C’est au nom de cette ‘solidarité orthodoxe’ que, malgré tout ce qui se passe en Ukraine, les destructions et les nombreuses victimes, beaucoup de Serbes et de Monténégrins prennent ouvertement le parti du ‘frère russe’.

Si l’Église orthodoxe serbe s’en tient officiellement à la neutralité, comme celle décidée par le chef de l’État, la majorité des Serbes et une partie des Monténégrins soutiendraient ouvertement la Russie, estime Draško Đenović, analyste des religions à Belgrade. Pour lui, les motivations des organisateurs des rassemblements en faveur de Poutine et de l’invasion russe en Ukraine sont la « défense de l’orthodoxie » contre « l’attaque de l’ennemi occidental », c’est-à-dire l’Union européenne et les États-Unis.

« L’atmosphère est similaire dans les rassemblements au Monténégro et à Belgrade, l’idée principale étant que la Russie serait la cible de sanctions occidentales pour la seule et unique raison que c’est un pays orthodoxe, à la différence de l’Ukraine, qui a une importante Église grecque-catholique. C’est au nom de cette ‘solidarité orthodoxe’ que, malgré tout ce qui se passe en Ukraine, les destructions et les nombreuses victimes, beaucoup de Serbes et de Monténégrins prennent ouvertement le parti du ‘frère russe’ », avance Draško Đenović.

Selon lui, il est difficile de prévoir si l’Église maintiendra sa position neutre au fil de l’évolution du conflit russo-ukrainien, car cela dépendra largement de la position des autorités politiques de Belgrade. « Si l’État serbe n’avait pas interdit le départ d’engagés volontaires, je suis relativement convaincu que de nombreux combattants seraient déjà partis se battre du côté russe, avec le soutien de l’Église. Comme l’État a fait savoir qu’il ne permettrait pas le départ de Serbes au combat, j’imagine que l’Église va se faire un peu plus discrète dans son soutien à la Russie. »

Représentant juridique du siège métropolitain du Monténégro et du littoral de l’Église orthodoxe serbe, l’avocat Dalibor Kavarić rappelle que la position officielle de l’Église sur la guerre a été communiquée par le patriarche Porfirije et le métropolite Joanikije du Monténégro, qui ont appelé à la paix et à la fin des combats et des destructions.
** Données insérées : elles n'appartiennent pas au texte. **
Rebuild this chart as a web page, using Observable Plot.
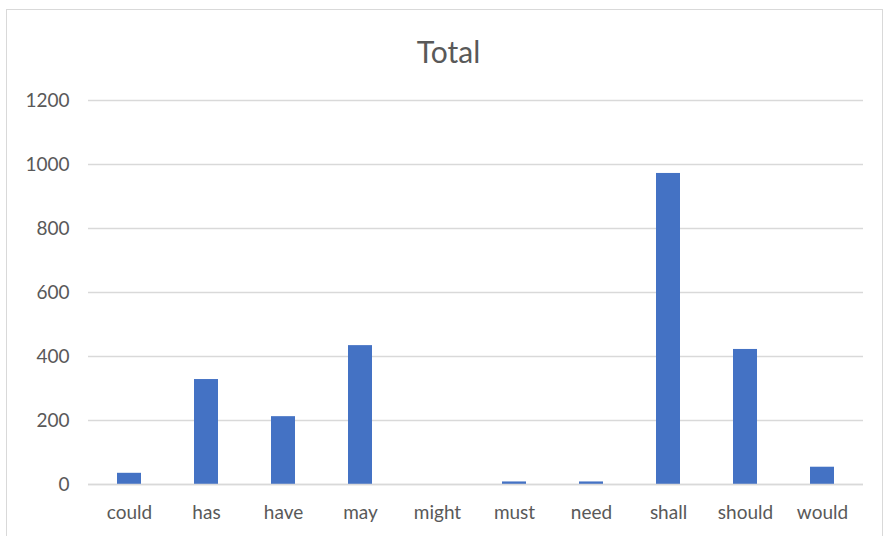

Pourtant, différents groupes proches de l’Église au Monténégro soutiennent ouvertement la Russie, comme Tvrdoš, les Stupovi, les Zavjetnici ou les Loups de la nuit, ainsi que les vétérans du Septième bataillon, une formation paramilitaire qui agissait sur le territoire monténégrin à la fin des années 1990 comme police militaire de Slobodan Milošević. « Les organisations que vous mentionnez, mais également les individus qui se présentent ou sont perçus dans l’opinion publique comme ‘proches de l’Église’, ne peuvent être proches de celle-ci que dans la mesure où ils respectent sa mission évangélique, ses positions clairement exprimées sur des questions importantes et qu’ils suivent ses enseignements de pardon et d’amour, de paix, de réconciliation et de fin de la guerre, ce qui est nécessaire non seulement en Ukraine et en Russie, mais également dans le monde entier », conclut Dalibor Kavarić.